All of the listing below must be repeated word for word. Pictures are the only thing to omit.

* begin *

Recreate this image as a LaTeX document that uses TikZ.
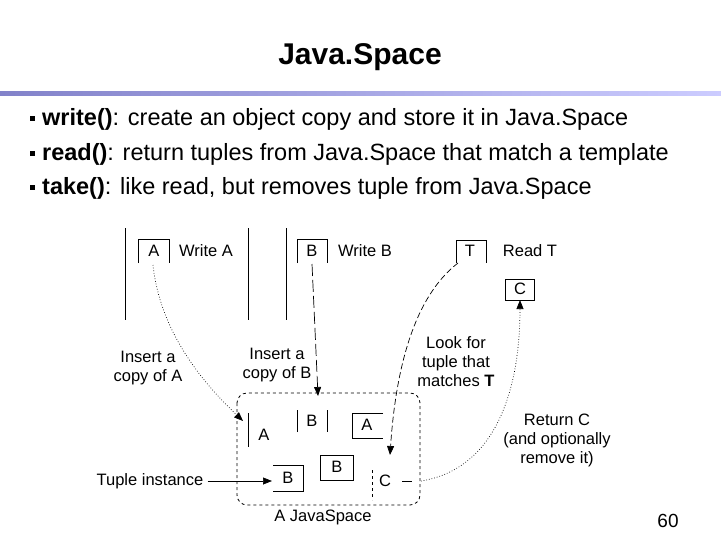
\documentclass[tikz,border=0pt]{standalone}
\usepackage{fontspec}
\setmainfont{Liberation Sans}
\usetikzlibrary{arrows.meta}
\begin{document}
\begin{tikzpicture}[x=1pt,y=-1pt,
  lbl/.style={font=\fontsize{16.5}{19}\selectfont,inner sep=0pt,align=center},
  bul/.style={font=\fontsize{23.5}{26}\selectfont,anchor=west,inner sep=0pt},
  ln/.style={line width=0.8pt},
  arr/.style={line width=0.7pt,-{Triangle[length=9pt,width=7pt]}}]
\useasboundingbox (0,0) rectangle (721,541);
\node[font=\fontsize{30}{33}\selectfont\bfseries] (title) at (360,57) {Java.Space};
\shade[left color=gray!60!blue!70, right color=blue!20] (0,91) rectangle (721,95);
\foreach \y/\n in {119/b1,154/b2,188/b3} \fill (30,\y-3) rectangle (35,\y+2);
\node[bul] (t1) at (42,119) {\textbf{write()}: create an object copy and store it in Java.Space};
\node[bul] (t2) at (42,154) {\textbf{read()}: return tuples from Java.Space that match a template};
\node[bul] (t3) at (42,188) {\textbf{take()}: like read, but removes tuple from Java.Space};
% process lines
\foreach \x in {125,248,286} \draw[ln] (\x,228) -- (\x,320);
\draw[ln] (138,263) -- (138,239) -- (169,239) -- (169,263);
\node[lbl] (A1) at (154,251) {A};
\node[lbl] (wa) at (206,251) {Write A};
\draw[ln] (297,263) -- (297,239) -- (327,239) -- (327,263);
\node[lbl] (B1) at (312,251) {B};
\node[lbl] (wb) at (365,251) {Write B};
\draw[ln] (456,263) -- (456,240) -- (486,240) -- (486,263);
\node[lbl] (T1) at (470,251) {T};
\node[lbl] (rt) at (530,251) {Read T};
\draw[ln] (505,279) rectangle (534,300);
\node[lbl] (C1) at (520,289) {C};
% javaspace
\draw[ln,dashed,rounded corners=10pt] (237,393) rectangle (420,505);
\node[lbl] (js) at (323,517) {A JavaSpace};
\draw[ln] (248,413) -- (248,447);
\node[lbl] (A2) at (264,435) {A};
\draw[ln] (297,432) -- (297,410); \draw[ln] (327,410) -- (327,432);
\node[lbl] (B2) at (312,421) {B};
\draw[ln] (383,413) -- (352,413) -- (352,438) -- (383,438);
\node[lbl] (A3) at (367,425) {A};
\draw[ln] (273,465) -- (303,465) -- (303,491) -- (273,491);
\node[lbl] (B3) at (288,478) {B};
\draw[ln] (320,455) rectangle (353,480);
\node[lbl] (B4) at (337,467) {B};
\draw[ln,dashed] (372,470) -- (372,500);
\node[lbl] (C2) at (385,481) {C};
\draw[ln] (402,481) -- (412,481);
% labels
\node[lbl] (ti) at (150,481) {Tuple instance};
\node[lbl] (ia) at (148,368) {Insert a\\copy of A};
\node[lbl] (ib) at (277,365) {Insert a\\copy of B};
\node[lbl] (lf) at (456,362) {Look for\\tuple that\\matches \textbf{T}};
\node[lbl] (rc) at (557,440) {Return C\\(and optionally\\remove it)};
\node[font=\fontsize{19}{21}\selectfont] (pg) at (668,521) {60};
% arrows
\draw[arr] (ti.east) ++(4,0) -- (272,481);
\draw[arr,dotted] (153,265) .. controls (160,330) and (200,380) .. (243,421);
\draw[arr,dash pattern=on 12pt off 4pt] (312,264) -- (318,396);
\draw[arr,dash pattern=on 6pt off 3pt] (458,263) .. controls (410,300) and (395,380) .. (390,455);
\draw[arr,dotted] (421,481) .. controls (490,470) and (520,400) .. (520,300);
\end{tikzpicture}
\end{document}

* end *

The solution -
Recreate this image as a LaTeX document that uses TikZ.
\documentclass[tikz,border=0pt]{standalone}
\usepackage{fontspec}
\setmainfont{Liberation Sans}
\usetikzlibrary{arrows.meta}
\begin{document}
\begin{tikzpicture}[x=1pt,y=-1pt,
  lbl/.style={font=\fontsize{16.5}{19}\selectfont,inner sep=0pt,align=center},
  bul/.style={font=\fontsize{23.5}{26}\selectfont,anchor=west,inner sep=0pt},
  ln/.style={line width=0.8pt},
  arr/.style={line width=0.7pt,-{Triangle[length=9pt,width=7pt]}}]
\useasboundingbox (0,0) rectangle (721,541);
\node[font=\fontsize{30}{33}\selectfont\bfseries] (title) at (360,57) {Java.Space};
\shade[left color=gray!60!blue!70, right color=blue!20] (0,91) rectangle (721,95);
\foreach \y/\n in {119/b1,154/b2,188/b3} \fill (30,\y-3) rectangle (35,\y+2);
\node[bul] (t1) at (42,119) {\textbf{write()}: create an object copy and store it in Java.Space};
\node[bul] (t2) at (42,154) {\textbf{read()}: return tuples from Java.Space that match a template};
\node[bul] (t3) at (42,188) {\textbf{take()}: like read, but removes tuple from Java.Space};
% process lines
\foreach \x in {125,248,286} \draw[ln] (\x,228) -- (\x,320);
\draw[ln] (138,263) -- (138,239) -- (169,239) -- (169,263);
\node[lbl] (A1) at (154,251) {A};
\node[lbl] (wa) at (206,251) {Write A};
\draw[ln] (297,263) -- (297,239) -- (327,239) -- (327,263);
\node[lbl] (B1) at (312,251) {B};
\node[lbl] (wb) at (365,251) {Write B};
\draw[ln] (456,263) -- (456,240) -- (486,240) -- (486,263);
\node[lbl] (T1) at (470,251) {T};
\node[lbl] (rt) at (530,251) {Read T};
\draw[ln] (505,279) rectangle (534,300);
\node[lbl] (C1) at (520,289) {C};
% javaspace
\draw[ln,dashed,rounded corners=10pt] (237,393) rectangle (420,505);
\node[lbl] (js) at (323,517) {A JavaSpace};
\draw[ln] (248,413) -- (248,447);
\node[lbl] (A2) at (264,435) {A};
\draw[ln] (297,432) -- (297,410); \draw[ln] (327,410) -- (327,432);
\node[lbl] (B2) at (312,421) {B};
\draw[ln] (383,413) -- (352,413) -- (352,438) -- (383,438);
\node[lbl] (A3) at (367,425) {A};
\draw[ln] (273,465) -- (303,465) -- (303,491) -- (273,491);
\node[lbl] (B3) at (288,478) {B};
\draw[ln] (320,455) rectangle (353,480);
\node[lbl] (B4) at (337,467) {B};
\draw[ln,dashed] (372,470) -- (372,500);
\node[lbl] (C2) at (385,481) {C};
\draw[ln] (402,481) -- (412,481);
% labels
\node[lbl] (ti) at (150,481) {Tuple instance};
\node[lbl] (ia) at (148,368) {Insert a\\copy of A};
\node[lbl] (ib) at (277,365) {Insert a\\copy of B};
\node[lbl] (lf) at (456,362) {Look for\\tuple that\\matches \textbf{T}};
\node[lbl] (rc) at (557,440) {Return C\\(and optionally\\remove it)};
\node[font=\fontsize{19}{21}\selectfont] (pg) at (668,521) {60};
% arrows
\draw[arr] (ti.east) ++(4,0) -- (272,481);
\draw[arr,dotted] (153,265) .. controls (160,330) and (200,380) .. (243,421);
\draw[arr,dash pattern=on 12pt off 4pt] (312,264) -- (318,396);
\draw[arr,dash pattern=on 6pt off 3pt] (458,263) .. controls (410,300) and (395,380) .. (390,455);
\draw[arr,dotted] (421,481) .. controls (490,470) and (520,400) .. (520,300);
\end{tikzpicture}
\end{document}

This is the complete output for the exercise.